Les hommes du Gouvernement provisoire firent de la République le synonyme de Moralité. Ils furent pieux, modestes, pleins d’honneur et de scrupule, prompts au dévouement, esclaves de la légalité, gardiens incorruptibles de la pudeur démocratique, vrais surtout. Ils ont porté haut l’héroïsme républicain. De toutes les choses qu’ils pouvaient faire dans le sens de la Révolution, leur religion n’a osé s’en permettre qu’une seule, et il s’est trouvé que cette chose, commandée par le principe, était, au point de vue de la cause, trop avancée, et souverainement impolitique : le suffrage universel !…

Or, la Révolution ayant été signalée, et point faite ; le Gouvernement provisoire, par une sorte d’horreur du vide, s’étant abstenu : que pouvait-il sortir de la situation ?

Il est facile de le comprendre.

L’essence de toute révolution est de déplacer la masse des intérêts, d’en froisser quelques-uns, d’en créer un beaucoup plus grand nombre. Par cela même, toute révolution a pour adversaires naturels les intérêts qu’elle inquiète, comme elle a pour partisans ceux qu’elle soigne.

D’après cette loi, d’expérience historique et de sens commun, la République, chargée des destinées de la Révolution, allait donc avoir pour ennemis tous les représentants des intérêts qu’elle menaçait, ennemis d’autant plus implacables qu’ils auraient vu le péril de plus près, et que la Révolution, trompée dans son attente, se débattrait avec plus de rage contre l’abstention dont on lui faisait une loi. Qui tient tient, badin qui demande ! La Révolution n’ayant rien pris, il ne lui serait rien accordé. Une coalition se forma, contre la démocratie, de tout ce qui, à tort ou à raison, avait eu peur : propriétaires, manufacturiers, le commerce, la Banque, le clergé, le paysan, les corps constitués, les états-majors, les deux tiers du pays, enfin. Le 15 mai, le 24 juin, la démocratie révolutionnaire essaye de reprendre le commandement : on lui oppose sa propre loi, le suffrage universel ; elle est terrassée. Alors le duel se transporte sur le terrain de la nouvelle Constitution : mais cette Constitution, hélas ! quelle qu’elle fût, c’était le gage de la retraite des démocrates.

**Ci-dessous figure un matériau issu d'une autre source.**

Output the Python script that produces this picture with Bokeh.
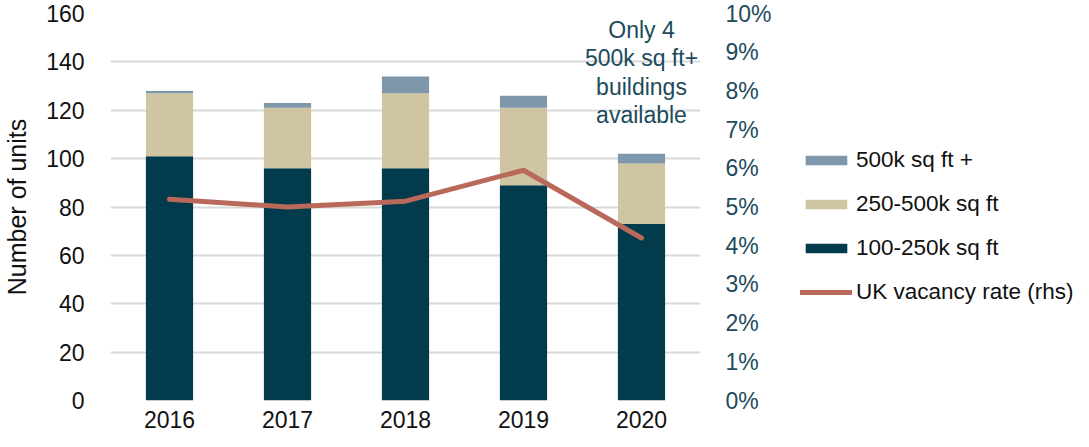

Pour moi, je ne m’en cache pas. J’ai poussé de toutes mes forces à la désorganisation politique, non par impatience révolutionnaire, non par amour d’une vaine célébrité, non par ambition, envie ou haine ; mais par la prévoyance d’une réaction inévitable, et, en tout cas, par la certitude où j’étais que dans l’hypothèse gouvernementale où elle persistait à se tenir, la démocratie ne pouvait opérer rien de bon. Quant aux masses, si pauvre que fût leur intelligence, si faible que je connusse leur vertu, je les craignais moins en pleine anarchie qu’au scrutin. Chez le peuple, comme chez les enfants, les crimes et délits tiennent plus à la mobilité des impressions qu’à la perversité de l’âme ; et je trouvais plus aisé, à une élite républicaine, d’achever l’éducation du peuple dans un chaos politique, que de lui faire exercer sa souveraineté, avec quelque chance de succès, par voie électorale.

De nouveaux faits ont rendu inutile cette tactique désespérée, pour laquelle j’ai bravé longtemps l’animadversion publique ; et je me rallie sans réserve aux hommes honnêtes de tous les partis, qui, comprenant que démocratie c’est démopédie, éducation du peuple ; acceptant cette éducation comme leur tâche, et plaçant au-dessus de tout la Liberté, désirent sincèrement, avec la gloire de leur pays, le bien-être des travailleurs, l’indépendance des nations, et le progrès de l’esprit humain.


  1. On trouvera cette théorie du progrès développée plus au long dans un opuscule qui paraîtra incessamment.